*DATA BLOCK*
---------------

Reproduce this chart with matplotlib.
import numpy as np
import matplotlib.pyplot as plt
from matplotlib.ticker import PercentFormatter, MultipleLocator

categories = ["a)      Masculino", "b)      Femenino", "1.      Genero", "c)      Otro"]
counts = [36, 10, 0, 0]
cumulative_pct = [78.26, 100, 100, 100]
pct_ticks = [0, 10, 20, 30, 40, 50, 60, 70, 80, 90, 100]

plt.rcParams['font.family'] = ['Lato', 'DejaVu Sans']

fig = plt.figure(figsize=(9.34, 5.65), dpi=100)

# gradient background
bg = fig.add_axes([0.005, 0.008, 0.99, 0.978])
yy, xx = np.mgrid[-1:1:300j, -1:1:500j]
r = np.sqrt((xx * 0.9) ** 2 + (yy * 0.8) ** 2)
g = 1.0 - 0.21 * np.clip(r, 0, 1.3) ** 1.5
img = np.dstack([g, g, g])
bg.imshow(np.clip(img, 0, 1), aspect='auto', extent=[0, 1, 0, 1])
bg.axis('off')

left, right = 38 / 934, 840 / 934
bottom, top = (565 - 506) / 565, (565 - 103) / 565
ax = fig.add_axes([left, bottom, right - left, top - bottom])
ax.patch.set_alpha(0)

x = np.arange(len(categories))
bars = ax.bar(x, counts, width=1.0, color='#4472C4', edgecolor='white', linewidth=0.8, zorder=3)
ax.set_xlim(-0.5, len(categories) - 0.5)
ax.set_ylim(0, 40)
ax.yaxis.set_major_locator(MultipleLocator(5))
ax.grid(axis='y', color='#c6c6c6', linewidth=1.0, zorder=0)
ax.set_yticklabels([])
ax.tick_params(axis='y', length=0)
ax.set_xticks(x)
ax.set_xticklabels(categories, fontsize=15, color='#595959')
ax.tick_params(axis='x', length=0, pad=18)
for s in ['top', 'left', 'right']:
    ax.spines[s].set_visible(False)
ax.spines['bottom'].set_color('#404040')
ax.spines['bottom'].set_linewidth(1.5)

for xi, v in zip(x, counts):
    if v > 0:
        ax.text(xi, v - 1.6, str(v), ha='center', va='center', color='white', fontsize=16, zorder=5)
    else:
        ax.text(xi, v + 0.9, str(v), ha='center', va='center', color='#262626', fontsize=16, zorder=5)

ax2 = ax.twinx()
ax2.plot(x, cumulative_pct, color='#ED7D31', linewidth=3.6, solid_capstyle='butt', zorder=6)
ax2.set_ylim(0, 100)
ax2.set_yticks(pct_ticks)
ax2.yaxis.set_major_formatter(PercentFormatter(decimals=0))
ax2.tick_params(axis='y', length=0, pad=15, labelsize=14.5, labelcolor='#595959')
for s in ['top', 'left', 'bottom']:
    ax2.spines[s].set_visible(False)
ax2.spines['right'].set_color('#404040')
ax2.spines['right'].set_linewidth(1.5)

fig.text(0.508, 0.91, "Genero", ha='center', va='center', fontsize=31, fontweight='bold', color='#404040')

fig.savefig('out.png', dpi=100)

---------------

*GIVEN REQUEST*
Print only the lines that run from the start of the listing to the line bearing "ax2.spines['right'].set_linewidth(1.5)"; please keep the first line and that last one, exactly as they appear.

*RESULT OF THIS EXERCISE*
Reproduce this chart with matplotlib.
import numpy as np
import matplotlib.pyplot as plt
from matplotlib.ticker import PercentFormatter, MultipleLocator

categories = ["a)      Masculino", "b)      Femenino", "1.      Genero", "c)      Otro"]
counts = [36, 10, 0, 0]
cumulative_pct = [78.26, 100, 100, 100]
pct_ticks = [0, 10, 20, 30, 40, 50, 60, 70, 80, 90, 100]

plt.rcParams['font.family'] = ['Lato', 'DejaVu Sans']

fig = plt.figure(figsize=(9.34, 5.65), dpi=100)

# gradient background
bg = fig.add_axes([0.005, 0.008, 0.99, 0.978])
yy, xx = np.mgrid[-1:1:300j, -1:1:500j]
r = np.sqrt((xx * 0.9) ** 2 + (yy * 0.8) ** 2)
g = 1.0 - 0.21 * np.clip(r, 0, 1.3) ** 1.5
img = np.dstack([g, g, g])
bg.imshow(np.clip(img, 0, 1), aspect='auto', extent=[0, 1, 0, 1])
bg.axis('off')

left, right = 38 / 934, 840 / 934
bottom, top = (565 - 506) / 565, (565 - 103) / 565
ax = fig.add_axes([left, bottom, right - left, top - bottom])
ax.patch.set_alpha(0)

x = np.arange(len(categories))
bars = ax.bar(x, counts, width=1.0, color='#4472C4', edgecolor='white', linewidth=0.8, zorder=3)
ax.set_xlim(-0.5, len(categories) - 0.5)
ax.set_ylim(0, 40)
ax.yaxis.set_major_locator(MultipleLocator(5))
ax.grid(axis='y', color='#c6c6c6', linewidth=1.0, zorder=0)
ax.set_yticklabels([])
ax.tick_params(axis='y', length=0)
ax.set_xticks(x)
ax.set_xticklabels(categories, fontsize=15, color='#595959')
ax.tick_params(axis='x', length=0, pad=18)
for s in ['top', 'left', 'right']:
    ax.spines[s].set_visible(False)
ax.spines['bottom'].set_color('#404040')
ax.spines['bottom'].set_linewidth(1.5)

for xi, v in zip(x, counts):
    if v > 0:
        ax.text(xi, v - 1.6, str(v), ha='center', va='center', color='white', fontsize=16, zorder=5)
    else:
        ax.text(xi, v + 0.9, str(v), ha='center', va='center', color='#262626', fontsize=16, zorder=5)

ax2 = ax.twinx()
ax2.plot(x, cumulative_pct, color='#ED7D31', linewidth=3.6, solid_capstyle='butt', zorder=6)
ax2.set_ylim(0, 100)
ax2.set_yticks(pct_ticks)
ax2.yaxis.set_major_formatter(PercentFormatter(decimals=0))
ax2.tick_params(axis='y', length=0, pad=15, labelsize=14.5, labelcolor='#595959')
for s in ['top', 'left', 'bottom']:
    ax2.spines[s].set_visible(False)
ax2.spines['right'].set_color('#404040')
ax2.spines['right'].set_linewidth(1.5)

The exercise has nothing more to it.